** BEGIN GIVEN RECORDS **

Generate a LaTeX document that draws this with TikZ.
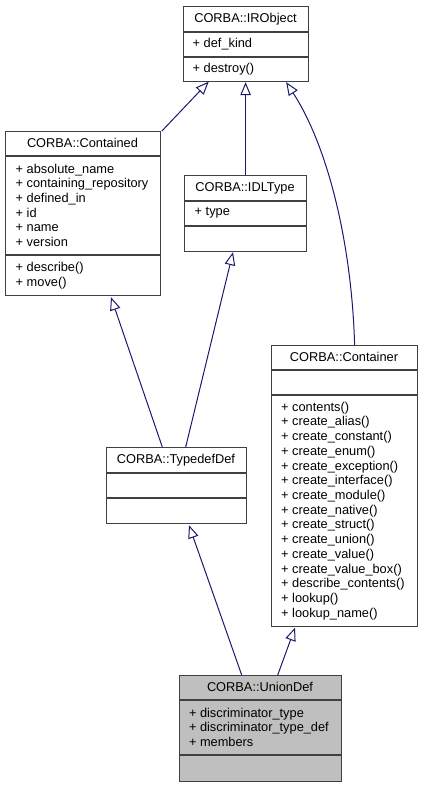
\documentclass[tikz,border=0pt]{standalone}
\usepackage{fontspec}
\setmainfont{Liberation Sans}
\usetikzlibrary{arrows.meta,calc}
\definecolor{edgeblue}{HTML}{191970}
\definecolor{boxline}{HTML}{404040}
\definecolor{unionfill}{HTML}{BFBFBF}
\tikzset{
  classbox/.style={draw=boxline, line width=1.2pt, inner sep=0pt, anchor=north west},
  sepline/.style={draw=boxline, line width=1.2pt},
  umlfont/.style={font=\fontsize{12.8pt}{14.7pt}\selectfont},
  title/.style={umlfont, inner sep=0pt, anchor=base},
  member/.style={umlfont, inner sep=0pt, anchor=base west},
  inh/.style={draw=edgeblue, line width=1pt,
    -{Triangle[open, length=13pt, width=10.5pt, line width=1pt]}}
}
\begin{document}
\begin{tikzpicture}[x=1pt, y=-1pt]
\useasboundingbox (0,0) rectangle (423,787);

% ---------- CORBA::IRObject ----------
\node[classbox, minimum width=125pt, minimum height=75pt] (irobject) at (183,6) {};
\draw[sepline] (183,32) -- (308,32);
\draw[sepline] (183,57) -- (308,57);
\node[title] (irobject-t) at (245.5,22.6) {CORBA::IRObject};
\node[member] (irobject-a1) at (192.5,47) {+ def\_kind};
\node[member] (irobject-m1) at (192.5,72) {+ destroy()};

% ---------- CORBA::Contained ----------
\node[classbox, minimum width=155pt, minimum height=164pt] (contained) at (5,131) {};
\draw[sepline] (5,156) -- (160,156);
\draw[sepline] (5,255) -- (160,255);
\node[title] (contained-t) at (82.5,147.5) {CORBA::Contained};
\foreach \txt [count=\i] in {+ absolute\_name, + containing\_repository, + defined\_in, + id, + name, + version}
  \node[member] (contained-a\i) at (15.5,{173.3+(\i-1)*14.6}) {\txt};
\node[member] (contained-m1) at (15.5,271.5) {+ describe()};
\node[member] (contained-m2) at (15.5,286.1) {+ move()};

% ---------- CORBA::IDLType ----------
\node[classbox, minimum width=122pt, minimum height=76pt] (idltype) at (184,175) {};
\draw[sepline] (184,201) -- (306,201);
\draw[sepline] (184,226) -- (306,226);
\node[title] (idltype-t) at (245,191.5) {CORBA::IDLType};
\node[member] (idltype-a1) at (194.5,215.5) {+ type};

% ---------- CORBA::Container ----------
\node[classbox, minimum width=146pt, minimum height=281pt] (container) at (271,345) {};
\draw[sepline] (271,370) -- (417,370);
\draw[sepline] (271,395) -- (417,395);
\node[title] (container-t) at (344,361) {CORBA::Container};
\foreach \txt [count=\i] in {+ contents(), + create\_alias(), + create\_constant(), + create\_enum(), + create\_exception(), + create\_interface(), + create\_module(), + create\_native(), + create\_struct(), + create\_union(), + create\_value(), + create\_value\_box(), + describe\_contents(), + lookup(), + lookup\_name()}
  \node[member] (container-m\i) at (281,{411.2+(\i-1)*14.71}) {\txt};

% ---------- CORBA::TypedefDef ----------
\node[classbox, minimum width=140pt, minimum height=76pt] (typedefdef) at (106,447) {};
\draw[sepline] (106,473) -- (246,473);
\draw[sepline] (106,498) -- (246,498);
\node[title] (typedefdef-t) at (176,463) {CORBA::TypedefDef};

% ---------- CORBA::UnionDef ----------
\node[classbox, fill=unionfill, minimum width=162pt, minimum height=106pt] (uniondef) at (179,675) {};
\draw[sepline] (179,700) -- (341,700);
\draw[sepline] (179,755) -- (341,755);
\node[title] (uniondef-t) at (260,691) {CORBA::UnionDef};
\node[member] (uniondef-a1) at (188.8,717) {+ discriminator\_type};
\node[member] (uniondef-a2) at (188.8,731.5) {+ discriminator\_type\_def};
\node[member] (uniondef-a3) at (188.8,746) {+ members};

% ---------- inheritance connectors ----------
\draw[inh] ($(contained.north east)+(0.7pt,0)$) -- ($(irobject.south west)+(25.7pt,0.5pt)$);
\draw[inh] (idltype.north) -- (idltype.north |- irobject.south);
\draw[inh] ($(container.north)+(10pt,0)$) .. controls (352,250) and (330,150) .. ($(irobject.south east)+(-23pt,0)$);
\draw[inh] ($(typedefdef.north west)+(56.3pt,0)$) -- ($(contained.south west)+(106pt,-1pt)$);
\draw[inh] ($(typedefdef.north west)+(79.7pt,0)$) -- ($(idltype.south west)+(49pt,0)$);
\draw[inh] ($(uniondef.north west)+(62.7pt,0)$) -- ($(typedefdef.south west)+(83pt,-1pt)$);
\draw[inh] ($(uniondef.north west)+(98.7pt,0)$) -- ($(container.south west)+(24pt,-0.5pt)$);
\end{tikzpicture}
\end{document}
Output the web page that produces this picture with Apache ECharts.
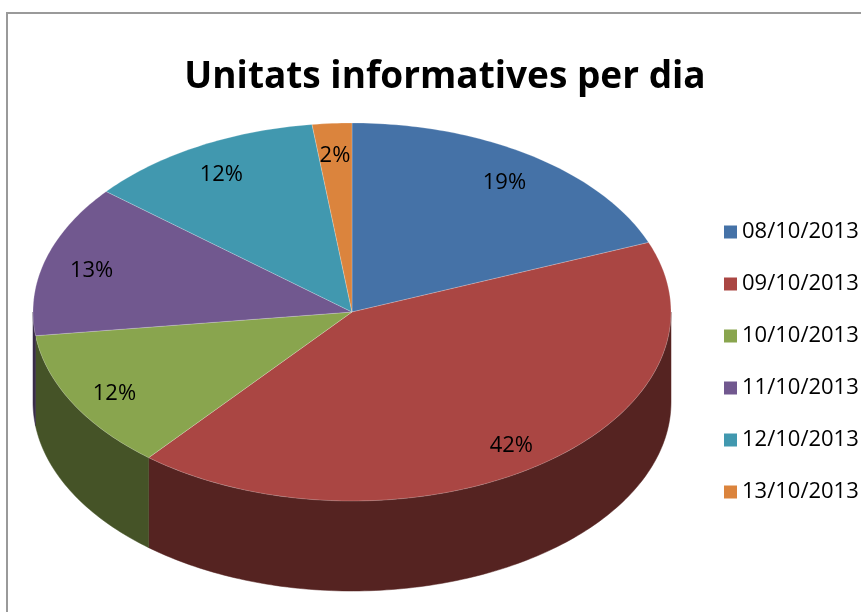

** END GIVEN RECORDS **

* **WORK TO BE COMPLETED**: Filter the records above for "with" and copy every matching line.

* **EXERCISE ANSWER**:
Generate a LaTeX document that draws this with TikZ.
Output the web page that produces this picture with Apache ECharts.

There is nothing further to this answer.